▶ _Provided data_:
————
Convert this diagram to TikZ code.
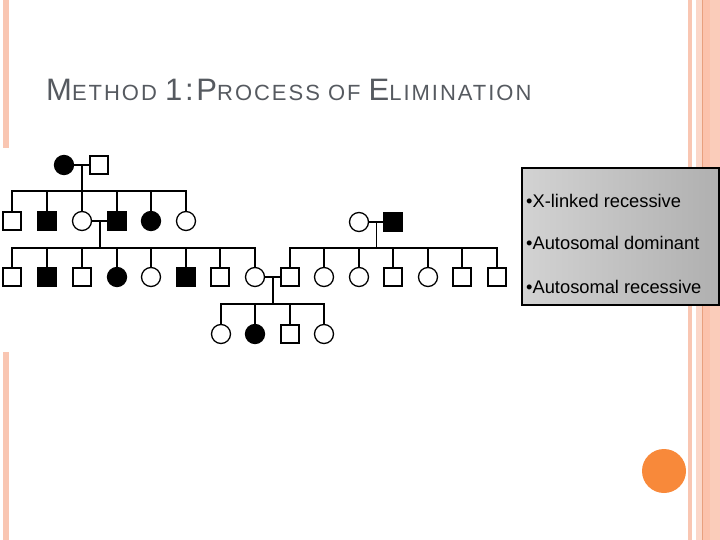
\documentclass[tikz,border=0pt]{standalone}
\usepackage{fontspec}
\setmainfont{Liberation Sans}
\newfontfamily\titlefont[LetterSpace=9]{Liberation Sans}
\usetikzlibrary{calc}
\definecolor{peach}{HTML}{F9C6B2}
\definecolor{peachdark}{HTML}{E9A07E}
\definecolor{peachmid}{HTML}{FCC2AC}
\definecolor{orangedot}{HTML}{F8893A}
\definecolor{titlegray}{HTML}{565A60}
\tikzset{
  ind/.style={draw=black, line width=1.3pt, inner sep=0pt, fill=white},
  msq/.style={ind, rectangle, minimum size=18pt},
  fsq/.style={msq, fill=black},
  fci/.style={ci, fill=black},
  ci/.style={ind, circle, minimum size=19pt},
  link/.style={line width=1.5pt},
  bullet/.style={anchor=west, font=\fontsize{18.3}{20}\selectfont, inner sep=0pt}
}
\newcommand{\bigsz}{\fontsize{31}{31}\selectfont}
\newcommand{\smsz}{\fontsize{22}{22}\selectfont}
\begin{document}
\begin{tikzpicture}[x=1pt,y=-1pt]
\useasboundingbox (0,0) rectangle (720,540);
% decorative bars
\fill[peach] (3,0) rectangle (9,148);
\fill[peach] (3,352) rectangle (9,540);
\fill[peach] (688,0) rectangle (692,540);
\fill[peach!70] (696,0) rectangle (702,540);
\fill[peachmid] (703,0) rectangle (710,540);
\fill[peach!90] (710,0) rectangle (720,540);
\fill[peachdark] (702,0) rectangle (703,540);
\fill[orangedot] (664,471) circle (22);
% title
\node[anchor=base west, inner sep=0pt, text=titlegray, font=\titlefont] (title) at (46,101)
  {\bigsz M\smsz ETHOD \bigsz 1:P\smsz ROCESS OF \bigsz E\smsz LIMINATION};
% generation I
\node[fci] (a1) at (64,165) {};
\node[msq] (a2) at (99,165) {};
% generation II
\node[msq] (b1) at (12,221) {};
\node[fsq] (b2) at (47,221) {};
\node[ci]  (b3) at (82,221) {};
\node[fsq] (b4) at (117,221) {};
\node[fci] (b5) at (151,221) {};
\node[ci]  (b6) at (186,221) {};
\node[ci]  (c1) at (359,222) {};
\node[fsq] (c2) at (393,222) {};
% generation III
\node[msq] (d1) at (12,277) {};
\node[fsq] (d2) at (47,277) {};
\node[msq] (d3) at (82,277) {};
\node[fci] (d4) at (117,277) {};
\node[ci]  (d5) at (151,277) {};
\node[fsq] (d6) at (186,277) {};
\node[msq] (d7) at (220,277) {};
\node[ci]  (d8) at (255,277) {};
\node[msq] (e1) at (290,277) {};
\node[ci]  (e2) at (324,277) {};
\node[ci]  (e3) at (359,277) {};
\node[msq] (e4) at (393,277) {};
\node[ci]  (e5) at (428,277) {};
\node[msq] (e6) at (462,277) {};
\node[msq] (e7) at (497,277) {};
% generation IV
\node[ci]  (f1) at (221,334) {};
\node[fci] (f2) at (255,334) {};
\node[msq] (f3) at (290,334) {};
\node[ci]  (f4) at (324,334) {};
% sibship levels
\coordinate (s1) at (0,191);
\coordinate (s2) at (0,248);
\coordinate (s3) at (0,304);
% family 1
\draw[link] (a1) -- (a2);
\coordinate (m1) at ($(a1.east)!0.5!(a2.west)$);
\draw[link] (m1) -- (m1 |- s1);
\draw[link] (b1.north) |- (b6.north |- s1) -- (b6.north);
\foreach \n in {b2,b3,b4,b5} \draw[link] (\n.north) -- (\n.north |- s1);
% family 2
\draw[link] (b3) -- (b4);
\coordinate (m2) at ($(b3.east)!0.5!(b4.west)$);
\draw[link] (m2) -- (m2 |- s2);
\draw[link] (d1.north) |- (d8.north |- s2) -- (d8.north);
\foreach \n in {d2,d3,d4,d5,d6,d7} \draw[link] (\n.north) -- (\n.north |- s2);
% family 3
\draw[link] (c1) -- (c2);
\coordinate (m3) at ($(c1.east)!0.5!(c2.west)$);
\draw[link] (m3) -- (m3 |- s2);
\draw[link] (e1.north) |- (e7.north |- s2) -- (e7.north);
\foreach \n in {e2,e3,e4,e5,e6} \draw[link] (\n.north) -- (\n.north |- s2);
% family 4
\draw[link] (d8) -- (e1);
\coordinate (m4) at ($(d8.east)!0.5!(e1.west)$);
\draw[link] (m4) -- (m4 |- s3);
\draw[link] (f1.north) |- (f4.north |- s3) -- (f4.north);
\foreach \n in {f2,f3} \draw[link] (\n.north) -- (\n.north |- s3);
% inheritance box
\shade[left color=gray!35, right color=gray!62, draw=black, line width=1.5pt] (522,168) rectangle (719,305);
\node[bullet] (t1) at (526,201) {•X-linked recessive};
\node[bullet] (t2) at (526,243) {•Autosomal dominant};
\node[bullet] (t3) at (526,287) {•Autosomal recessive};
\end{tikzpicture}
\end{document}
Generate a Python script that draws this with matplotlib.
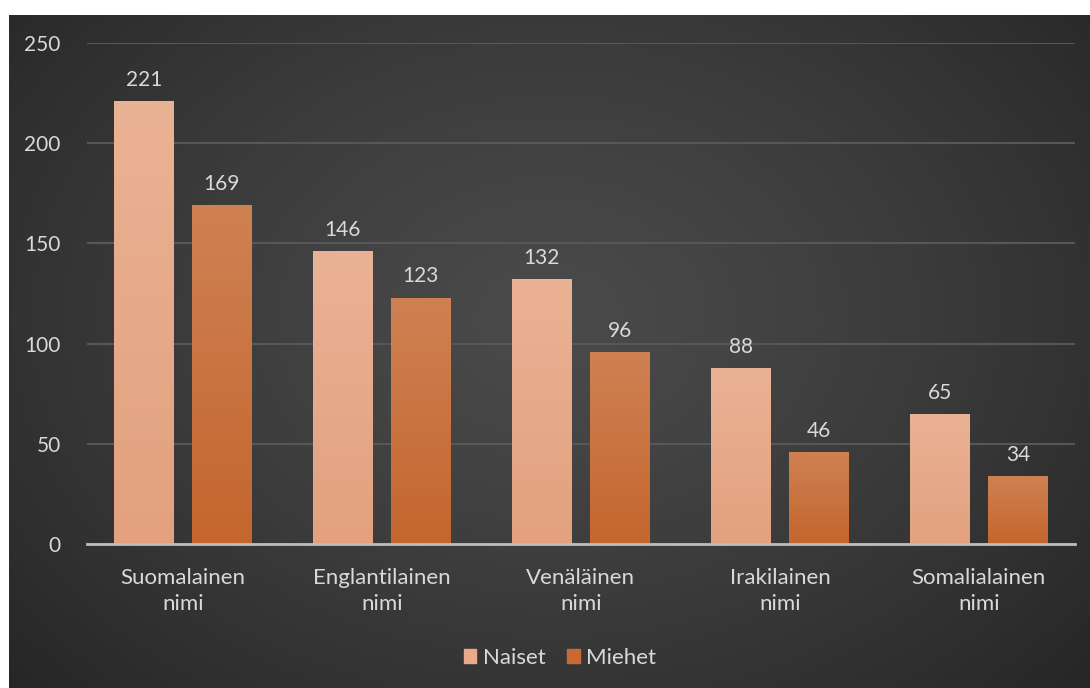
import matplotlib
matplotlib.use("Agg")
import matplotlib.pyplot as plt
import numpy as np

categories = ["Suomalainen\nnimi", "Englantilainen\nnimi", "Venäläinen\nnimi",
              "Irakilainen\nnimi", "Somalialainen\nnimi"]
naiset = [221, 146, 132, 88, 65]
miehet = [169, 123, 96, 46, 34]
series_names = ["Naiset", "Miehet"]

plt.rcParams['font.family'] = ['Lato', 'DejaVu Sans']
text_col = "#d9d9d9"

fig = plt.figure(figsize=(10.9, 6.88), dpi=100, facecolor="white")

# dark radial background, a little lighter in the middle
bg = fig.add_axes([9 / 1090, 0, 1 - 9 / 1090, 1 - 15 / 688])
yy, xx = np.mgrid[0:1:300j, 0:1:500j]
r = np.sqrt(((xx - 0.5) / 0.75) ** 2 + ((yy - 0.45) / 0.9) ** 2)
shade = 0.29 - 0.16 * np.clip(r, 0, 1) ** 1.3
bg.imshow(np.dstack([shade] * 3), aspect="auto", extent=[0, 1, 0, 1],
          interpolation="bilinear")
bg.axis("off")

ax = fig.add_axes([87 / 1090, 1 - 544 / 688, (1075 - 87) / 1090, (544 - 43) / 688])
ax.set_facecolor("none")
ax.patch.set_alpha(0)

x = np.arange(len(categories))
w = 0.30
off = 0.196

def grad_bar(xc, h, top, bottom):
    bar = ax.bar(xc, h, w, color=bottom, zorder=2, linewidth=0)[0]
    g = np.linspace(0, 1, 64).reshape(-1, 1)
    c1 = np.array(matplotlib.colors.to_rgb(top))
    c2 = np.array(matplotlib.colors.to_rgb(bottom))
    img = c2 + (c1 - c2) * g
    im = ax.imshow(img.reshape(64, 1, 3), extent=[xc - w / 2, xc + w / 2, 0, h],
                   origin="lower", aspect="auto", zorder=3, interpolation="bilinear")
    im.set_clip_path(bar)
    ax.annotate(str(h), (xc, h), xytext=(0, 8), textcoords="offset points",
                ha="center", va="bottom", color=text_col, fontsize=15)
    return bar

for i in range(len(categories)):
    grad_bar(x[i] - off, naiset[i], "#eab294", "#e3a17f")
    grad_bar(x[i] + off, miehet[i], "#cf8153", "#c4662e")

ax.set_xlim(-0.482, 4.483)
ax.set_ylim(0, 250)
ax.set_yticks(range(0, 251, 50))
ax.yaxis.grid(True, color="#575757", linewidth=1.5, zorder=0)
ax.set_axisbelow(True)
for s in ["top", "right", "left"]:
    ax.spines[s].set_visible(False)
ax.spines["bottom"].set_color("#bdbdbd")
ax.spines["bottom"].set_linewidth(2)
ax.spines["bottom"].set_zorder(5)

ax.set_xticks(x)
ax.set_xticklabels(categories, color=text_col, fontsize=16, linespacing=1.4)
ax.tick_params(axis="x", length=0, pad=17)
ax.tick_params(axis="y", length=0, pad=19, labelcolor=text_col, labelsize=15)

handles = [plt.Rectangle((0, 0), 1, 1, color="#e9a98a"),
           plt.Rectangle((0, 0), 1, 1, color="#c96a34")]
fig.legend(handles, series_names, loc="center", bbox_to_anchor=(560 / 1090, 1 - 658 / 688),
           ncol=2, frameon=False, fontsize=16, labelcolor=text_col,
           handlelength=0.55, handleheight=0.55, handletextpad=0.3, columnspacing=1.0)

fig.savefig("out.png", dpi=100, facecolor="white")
————
▶ _Set problem_: Extract from the material above the stretch running from the line containing "Generate a Python" through the line containing "import numpy as np". Keep the text exact and the pictures out.

▶ _Finished exercise_:
Generate a Python script that draws this with matplotlib.
import matplotlib
matplotlib.use("Agg")
import matplotlib.pyplot as plt
import numpy as np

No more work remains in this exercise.